>> START Collected material

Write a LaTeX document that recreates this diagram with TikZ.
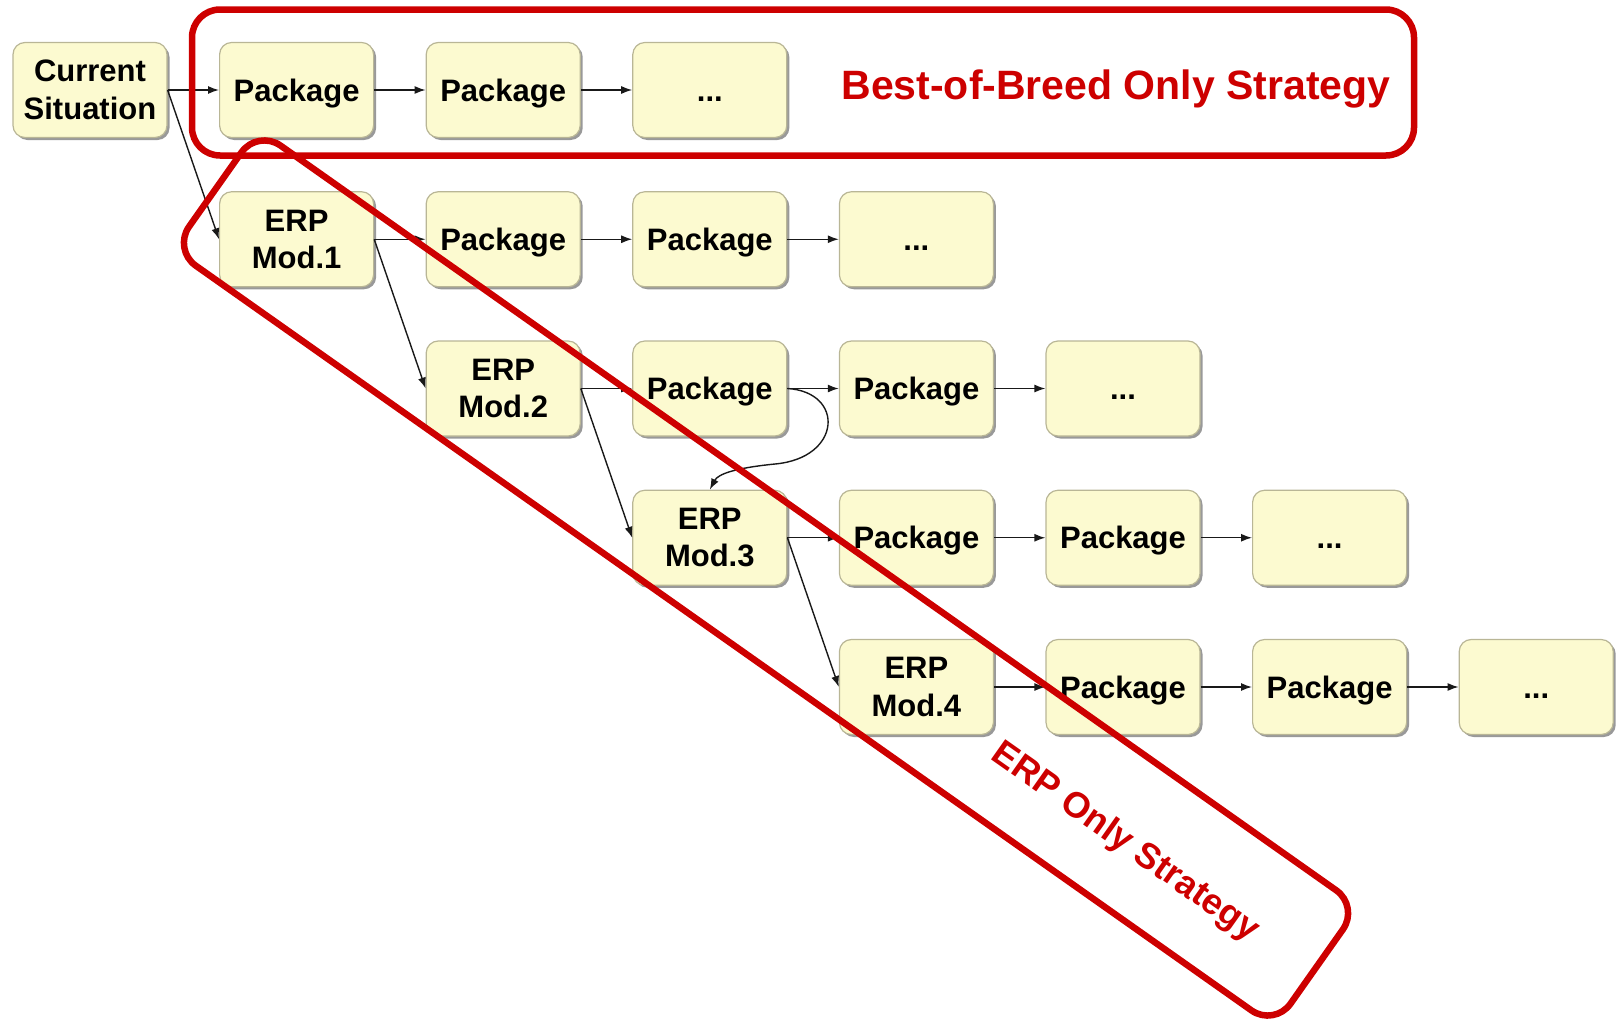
\documentclass[tikz,border=0pt]{standalone}
\usepackage{fontspec}
\setmainfont{Liberation Sans}
\usetikzlibrary{arrows.meta,shadows}
\definecolor{boxfill}{RGB}{252,250,208}
\definecolor{boxline}{RGB}{185,182,150}
\definecolor{stratred}{RGB}{205,0,0}
\begin{document}
\begin{tikzpicture}[x=1pt,y=-1pt,
  box/.style={draw=boxline, line width=1.2pt, fill=boxfill, rounded corners=12pt,
    minimum width=154pt, minimum height=95pt, inner sep=0pt,
    font=\bfseries\fontsize{31}{37.5}\selectfont,
    drop shadow={shadow xshift=2.5pt, shadow yshift=-2.5pt, opacity=0.4, fill=black}},
  one/.style={box, text height=28pt, text depth=6pt},
  two/.style={box, align=center},
  arr/.style={draw=black!90, line width=1.4pt, -{Latex[length=11pt,width=8pt]}},
  strat/.style={draw=stratred, line width=6.5pt, rounded corners=28pt, inner sep=0pt},
  stratlabel/.style={text=stratred, inner sep=0pt}]
\useasboundingbox (0,0) rectangle (1619,1020);

% row 0
\node[two] (cur) at (90,90) {Current\\Situation};
\node[one] (p01) at (296.6,90) {Package};
\node[one] (p02) at (503.2,90) {Package};
\node[one] (d03) at (709.8,90) {...};
% row 1
\node[two] (e1) at (296.6,239.25) {ERP\\Mod.1};
\node[one] (p12) at (503.2,239.25) {Package};
\node[one] (p13) at (709.8,239.25) {Package};
\node[one] (d14) at (916.4,239.25) {...};
% row 2
\node[two] (e2) at (503.2,388.5) {ERP\\Mod.2};
\node[one] (p23) at (709.8,388.5) {Package};
\node[one] (p24) at (916.4,388.5) {Package};
\node[one] (d25) at (1123,388.5) {...};
% row 3
\node[two] (e3) at (709.8,537.75) {ERP\\Mod.3};
\node[one] (p34) at (916.4,537.75) {Package};
\node[one] (p35) at (1123,537.75) {Package};
\node[one] (d36) at (1329.6,537.75) {...};
% row 4
\node[two] (e4) at (916.4,687) {ERP\\Mod.4};
\node[one] (p45) at (1123,687) {Package};
\node[one] (p46) at (1329.6,687) {Package};
\node[one] (d47) at (1536.2,687) {...};

% arrows
\draw[arr] (cur.east) -- (p01.west);
\draw[arr] (p01.east) -- (p02.west);
\draw[arr] (p02.east) -- (d03.west);
\draw[arr] (cur.east) -- (e1.west);

\draw[arr] (e1.east) -- (p12.west);
\draw[arr] (p12.east) -- (p13.west);
\draw[arr] (p13.east) -- (d14.west);
\draw[arr] (e1.east) -- (e2.west);

\draw[arr] (e2.east) -- (p23.west);
\draw[arr] (p23.east) -- (p24.west);
\draw[arr] (p24.east) -- (d25.west);
\draw[arr] (e2.east) -- (e3.west);
\draw[arr] (p23.east) .. controls (845,392) and (842,458) .. (775,464)
                      .. controls (735,468) and (718,474) .. (e3.north);

\draw[arr] (e3.east) -- (p34.west);
\draw[arr] (p34.east) -- (p35.west);
\draw[arr] (p35.east) -- (d36.west);
\draw[arr] (e3.east) -- (e4.west);

\draw[arr] (e4.east) -- (p45.west);
\draw[arr] (p45.east) -- (p46.west);
\draw[arr] (p46.east) -- (d47.west);

% strategy frames
\node[strat, minimum width=1222pt, minimum height=146pt] (bobbox) at (803,82.5) {};
\node[strat, minimum width=1348pt, minimum height=147pt, rotate=-35.2] (erpbox) at (766,578) {};
\node[stratlabel, anchor=base, font=\bfseries\fontsize{41}{48}\selectfont] (boblabel) at (1116,99) {Best-of-Breed Only Strategy};
\node[stratlabel, rotate=-35.2, font=\bfseries\fontsize{36}{43}\selectfont] (erplabel) at (1125,843) {ERP Only Strategy};
\end{tikzpicture}
\end{document}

>> END Collected material

__What needs to be done__.
Quote, please, every line of the material above from its start through the line that has "(0,0) rectangle (1619,1020);", reproducing the words exactly and dropping any images.

__Response to this exercise__.
Write a LaTeX document that recreates this diagram with TikZ.
\documentclass[tikz,border=0pt]{standalone}
\usepackage{fontspec}
\setmainfont{Liberation Sans}
\usetikzlibrary{arrows.meta,shadows}
\definecolor{boxfill}{RGB}{252,250,208}
\definecolor{boxline}{RGB}{185,182,150}
\definecolor{stratred}{RGB}{205,0,0}
\begin{document}
\begin{tikzpicture}[x=1pt,y=-1pt,
  box/.style={draw=boxline, line width=1.2pt, fill=boxfill, rounded corners=12pt,
    minimum width=154pt, minimum height=95pt, inner sep=0pt,
    font=\bfseries\fontsize{31}{37.5}\selectfont,
    drop shadow={shadow xshift=2.5pt, shadow yshift=-2.5pt, opacity=0.4, fill=black}},
  one/.style={box, text height=28pt, text depth=6pt},
  two/.style={box, align=center},
  arr/.style={draw=black!90, line width=1.4pt, -{Latex[length=11pt,width=8pt]}},
  strat/.style={draw=stratred, line width=6.5pt, rounded corners=28pt, inner sep=0pt},
  stratlabel/.style={text=stratred, inner sep=0pt}]
\useasboundingbox (0,0) rectangle (1619,1020);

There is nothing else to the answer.